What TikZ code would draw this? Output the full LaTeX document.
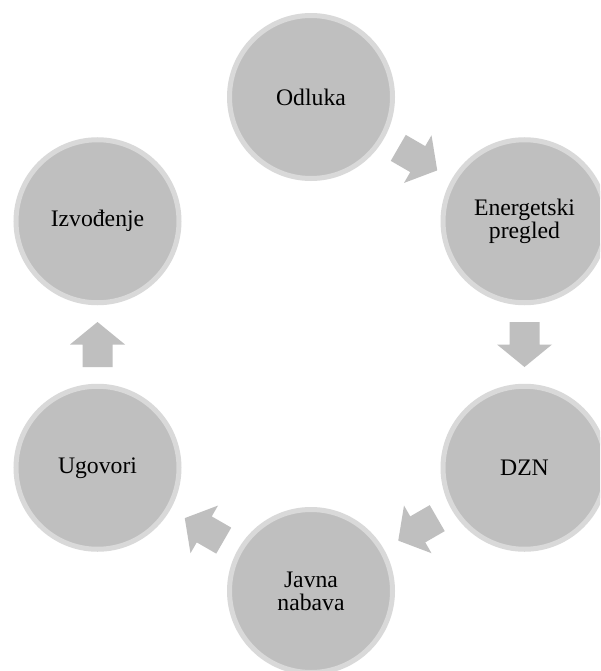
\documentclass[tikz,border=0pt]{standalone}
\usepackage{fontspec}
\setmainfont{Liberation Serif}
\usetikzlibrary{calc}
\definecolor{cfill}{HTML}{BFBFBF}
\definecolor{cring}{HTML}{D9D9D9}
\tikzset{
  stage/.style={circle, draw=cring, fill=cfill, line width=5pt, minimum size=163pt, inner sep=0pt,
    align=center, font=\fontsize{23.7}{22.7}\selectfont, text=black},
  blockarrow/.style={fill=cfill}
}
\newcommand{\blockarr}[2]{%
  \fill[blockarrow, shift={(#1)}, rotate=#2]
    (-22.5,-15) -- (0,-15) -- (0,-27.5) -- (22.5,0) -- (0,27.5) -- (0,15) -- (-22.5,15) -- cycle;}
\begin{document}
\begin{tikzpicture}[x=1pt,y=-1pt]
\useasboundingbox (0,0) rectangle (600,671);
\fill[white] (0,0) rectangle (600,671);
\begin{scope}
\clip (0,14) rectangle (600,671);
\node[stage] (odl) at (311,97) {Odluka};
\node[stage] (ene) at (524.5,221.25) {Energetski\\pregled};
\node[stage] (dzn) at (524.5,467.75) {DZN};
\node[stage] (jav) at (311,591) {Javna\\nabava};
\node[stage] (ugo) at (97.5,467.75) {Ugovori};
\node[stage] (izv) at (97.5,221.25) {Izvođenje};
\end{scope}
\coordinate (a1) at ($(odl)!0.5!(ene)$);
\coordinate (a2) at ($(ene)!0.5!(dzn)$);
\coordinate (a3) at ($(dzn)!0.5!(jav)$);
\coordinate (a4) at ($(jav)!0.5!(ugo)$);
\coordinate (a5) at ($(ugo)!0.5!(izv)$);
\blockarr{a1}{-30}
\blockarr{a2}{-90}
\blockarr{a3}{-150}
\blockarr{a4}{150}
\blockarr{a5}{90}
\end{tikzpicture}
\end{document}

# Prompt
Write out the full set of lines verbatim, without the pictures.

# Final answer
What TikZ code would draw this? Output the full LaTeX document.
\documentclass[tikz,border=0pt]{standalone}
\usepackage{fontspec}
\setmainfont{Liberation Serif}
\usetikzlibrary{calc}
\definecolor{cfill}{HTML}{BFBFBF}
\definecolor{cring}{HTML}{D9D9D9}
\tikzset{
  stage/.style={circle, draw=cring, fill=cfill, line width=5pt, minimum size=163pt, inner sep=0pt,
    align=center, font=\fontsize{23.7}{22.7}\selectfont, text=black},
  blockarrow/.style={fill=cfill}
}
\newcommand{\blockarr}[2]{%
  \fill[blockarrow, shift={(#1)}, rotate=#2]
    (-22.5,-15) -- (0,-15) -- (0,-27.5) -- (22.5,0) -- (0,27.5) -- (0,15) -- (-22.5,15) -- cycle;}
\begin{document}
\begin{tikzpicture}[x=1pt,y=-1pt]
\useasboundingbox (0,0) rectangle (600,671);
\fill[white] (0,0) rectangle (600,671);
\begin{scope}
\clip (0,14) rectangle (600,671);
\node[stage] (odl) at (311,97) {Odluka};
\node[stage] (ene) at (524.5,221.25) {Energetski\\pregled};
\node[stage] (dzn) at (524.5,467.75) {DZN};
\node[stage] (jav) at (311,591) {Javna\\nabava};
\node[stage] (ugo) at (97.5,467.75) {Ugovori};
\node[stage] (izv) at (97.5,221.25) {Izvođenje};
\end{scope}
\coordinate (a1) at ($(odl)!0.5!(ene)$);
\coordinate (a2) at ($(ene)!0.5!(dzn)$);
\coordinate (a3) at ($(dzn)!0.5!(jav)$);
\coordinate (a4) at ($(jav)!0.5!(ugo)$);
\coordinate (a5) at ($(ugo)!0.5!(izv)$);
\blockarr{a1}{-30}
\blockarr{a2}{-90}
\blockarr{a3}{-150}
\blockarr{a4}{150}
\blockarr{a5}{90}
\end{tikzpicture}
\end{document}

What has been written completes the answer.